A onetime soloist who sang professionally with two of the biggest names in choral music, Roger Wagner and Robert Shaw, Kessler also leads an adult choir.

But it is the children she prefers.

“Those nice, rich, round children’s voices are just so wonderful,” she said, raising both hands to her cheeks and giving a smile that can only be described as rapturous. “And you know, once they reach adulthood, it never comes back. That’s why this is such a special group.”

At Wednesday’s rehearsal, the first of two remaining before the trip, Kessler -- her gold-rimmed glasses slid slightly down her nose -- dug in, leading a grueling session that spanned more than two hours.


Clad in a green skirt and white blouse with embroidered collar, she urged the choir onward, hands slicing right then left through the air, body in constant motion, bouncing up and down on her toes.

As the voices blended and broke, faded and surged, she alternated encouragement -- “Beautiful! Beautiful!” -- with an occasional scold -- “Sopranos, you’re going off on a tangent again!”

All in all, she appeared pleased: “They are amazing, amazing.”

As for the kids, their angelic voices were the only thing that set them apart from other California youth. The girls, some in skintight jeans and black eyeliner, lapsed into chatter whenever the opportunity arose. The boys stood with hands shoved in pockets, looking a bit resigned, as if maybe their mothers had made them come.
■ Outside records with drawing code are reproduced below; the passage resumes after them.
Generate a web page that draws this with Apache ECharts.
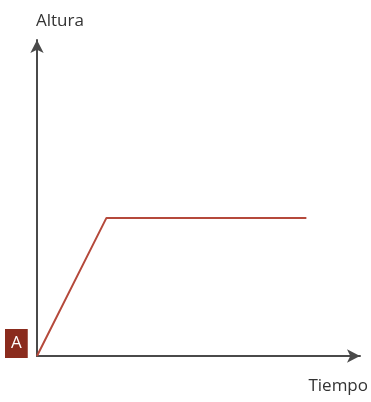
<!DOCTYPE html>
<html>
<head>
<meta charset="utf-8">
<script src="https://cdn.jsdelivr.net/npm/echarts@6/dist/echarts.min.js"></script>
<style>
  html, body { margin: 0; padding: 0; background: #fff; }
  #container { width: 371px; height: 402px; }
</style>
</head>
<body>
<div id="container"></div>
<script>
const tiempo = [0, 21.5, 83.4];
const altura = [0, 43.7, 43.7];
const puntoLabels = ['A', '', ''];

const axisColor = '#4a4a4a';
const lineColor = '#b5493b';

let chart = echarts.init(document.getElementById('container'));

let options = {
  animation: false,
  title: {
    text: 'Altura',
    left: 31,
    top: 8,
    textStyle: {
      fontFamily: 'Open Sans',
      fontWeight: 'normal',
      fontSize: 17,
      color: '#333'
    }
  },
  grid: {
    left: 37,
    right: 9,
    top: 40,
    bottom: 46
  },
  xAxis: {
    type: 'value',
    min: 0,
    max: 100,
    name: 'Tiempo',
    nameLocation: 'end',
    nameGap: 8,
    nameTextStyle: {
      fontFamily: 'Open Sans',
      fontSize: 17,
      color: '#333',
      align: 'right',
      verticalAlign: 'top',
      padding: [22, 0, 0, 0]
    },
    axisLine: {
      show: true,
      symbol: ['none', 'arrow'],
      symbolSize: [10, 13],
      lineStyle: { color: axisColor, width: 2 }
    },
    axisTick: { show: false },
    axisLabel: { show: false },
    splitLine: { show: false }
  },
  yAxis: {
    type: 'value',
    min: 0,
    max: 100,
    axisLine: {
      show: true,
      symbol: ['none', 'arrow'],
      symbolSize: [10, 13],
      lineStyle: { color: axisColor, width: 2 }
    },
    axisTick: { show: false },
    axisLabel: { show: false },
    splitLine: { show: false }
  },
  series: [
    {
      type: 'line',
      data: tiempo.map((t, i) => [t, altura[i]]),
      showSymbol: false,
      symbol: 'none',
      lineStyle: { color: lineColor, width: 2 }
    },
    {
      type: 'scatter',
      data: tiempo.map((t, i) => ({ value: [t, altura[i]], name: puntoLabels[i] }))
        .filter(d => d.name),
      symbolSize: 0,
      itemStyle: { opacity: 1 },
      label: {
        show: true,
        formatter: '{b}',
        position: [-32, -27],
        backgroundColor: '#8a2b1d',
        color: '#fff',
        fontFamily: 'Open Sans',
        fontSize: 17,
        padding: [0, 6],
        lineHeight: 29
      }
    }
  ]
};

chart.setOption(options);
</script>
</body>
</html>
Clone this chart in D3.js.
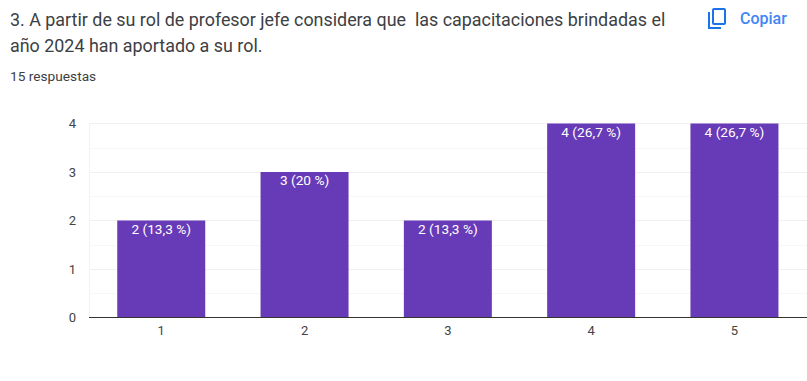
<!DOCTYPE html>
<html><head><meta charset="utf-8">
<script src="https://cdn.jsdelivr.net/npm/d3@7"></script>
<style>html,body{margin:0;padding:0;background:#fff;overflow:hidden}svg{display:block}</style>
</head><body><svg id="c" width="807" height="381"></svg>
<script>
const categories = ["1","2","3","4","5"];
const counts = [2,3,2,4,4];
const barLabels = ["2 (13,3 %)","3 (20 %)","2 (13,3 %)","4 (26,7 %)","4 (26,7 %)"];
const yTicks = [0,1,2,3,4];
const yMinorTicks = [0.5,1.5,2.5,3.5];
const titleLines = ["3. A partir de su rol de profesor jefe considera que  las capacitaciones brindadas el","año 2024 han aportado a su rol."];
const subtitle = "15 respuestas";
const copyLabel = "Copiar";

const svg = d3.select("#c");
const font = "Roboto, Arial, sans-serif";
const x = d3.scaleBand().domain(categories).range([89.6,806.1]).paddingInner(0.386).paddingOuter(0.193);
const y = d3.scaleLinear().domain([0,4]).range([317.5,123.5]);

svg.append("g").selectAll("text").data(titleLines).join("text")
  .attr("x",10).attr("y",(d,i)=>26+i*26).style("white-space","pre")
  .attr("font-family",font).attr("font-size",17.9).attr("fill","#3c4043").text(d=>d);
svg.append("text").attr("x",10).attr("y",81).attr("font-family",font).attr("font-size",13.7).attr("fill","#3c4043").text(subtitle);

// copy icon
const ic = svg.append("g").attr("fill","none").attr("stroke","#1a73e8").attr("stroke-width",2);
ic.append("rect").attr("x",713).attr("y",9).attr("width",12).attr("height",15).attr("rx",1);
ic.append("path").attr("d","M709 12V28H721");
svg.append("text").attr("x",740).attr("y",23.5).attr("font-family",font).attr("font-size",16).attr("font-weight",500).attr("fill","#4285f4").text(copyLabel);

// grid
const g = svg.append("g");
g.selectAll("line.minor").data(yMinorTicks).join("line").attr("class","minor")
  .attr("x1",89).attr("x2",807).attr("y1",d=>Math.round(y(d))+.5).attr("y2",d=>Math.round(y(d))+.5).attr("stroke","#f7f7f7");
g.selectAll("line.major").data(yTicks.slice(1)).join("line").attr("class","major")
  .attr("x1",89).attr("x2",807).attr("y1",d=>Math.floor(y(d))+.5).attr("y2",d=>Math.floor(y(d))+.5).attr("stroke","#f0f0f0");
g.append("line").attr("x1",89.5).attr("x2",89.5).attr("y1",123).attr("y2",317).attr("stroke","#f3f3f3");

// bars
svg.append("g").selectAll("rect").data(categories).join("rect")
  .attr("x",d=>x(d)).attr("width",x.bandwidth())
  .attr("y",(d,i)=>y(counts[i])).attr("height",(d,i)=>y(0)-y(counts[i]))
  .attr("fill","#673ab7");
svg.append("g").selectAll("text").data(categories).join("text")
  .attr("x",d=>x(d)+x.bandwidth()/2).attr("y",(d,i)=>y(counts[i])+13)
  .attr("text-anchor","middle").attr("font-family",font).attr("font-size",13.7).attr("fill","#fff")
  .text((d,i)=>barLabels[i]);

// baseline
svg.append("line").attr("x1",89).attr("x2",807).attr("y1",317.5).attr("y2",317.5).attr("stroke","#333");

// axes
const yAxis = svg.append("g").attr("transform","translate(76,0)").call(d3.axisLeft(y).tickValues(yTicks).tickSize(0).tickPadding(0).tickFormat(d3.format("d")));
yAxis.select(".domain").remove();
yAxis.selectAll("text").attr("font-family",font).attr("font-size",13).attr("fill","#444").attr("dy","0.34em");
const xAxis = svg.append("g").attr("transform","translate(0,317)").call(d3.axisBottom(x).tickSize(0).tickPadding(9));
xAxis.select(".domain").remove();
xAxis.selectAll("text").attr("font-family",font).attr("font-size",13).attr("fill","#444");
</script></body></html>
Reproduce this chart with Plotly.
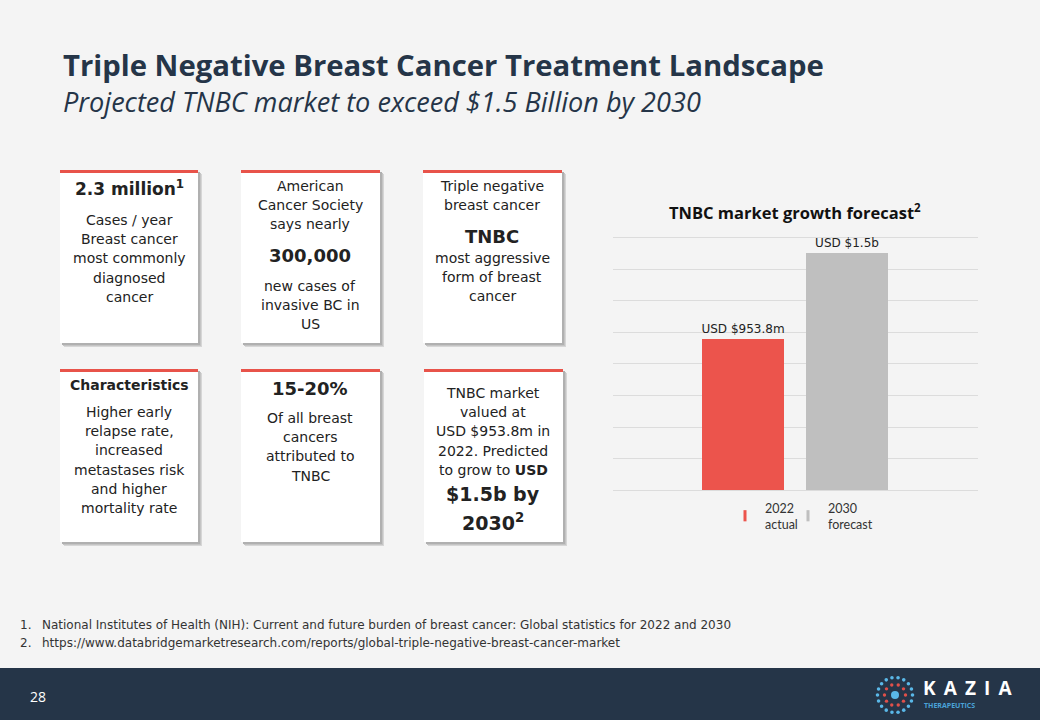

On this rehearsal day, the war was not mentioned, but there was a reference to it on display. One ninth-grade girl wore a black armband -- a symbol, she said, “of the fact that I don’t believe we should be bombing Iraqi people who have done nothing to us.”

Another girl expressed a different sentiment, one that needed no explanation, for it was splashed across the front of her T-shirt.

“I {heart}NY,” it read.

In contrast to Kessler’s chorale, Calabasas High School’s band and choir canceled plans to perform in New York.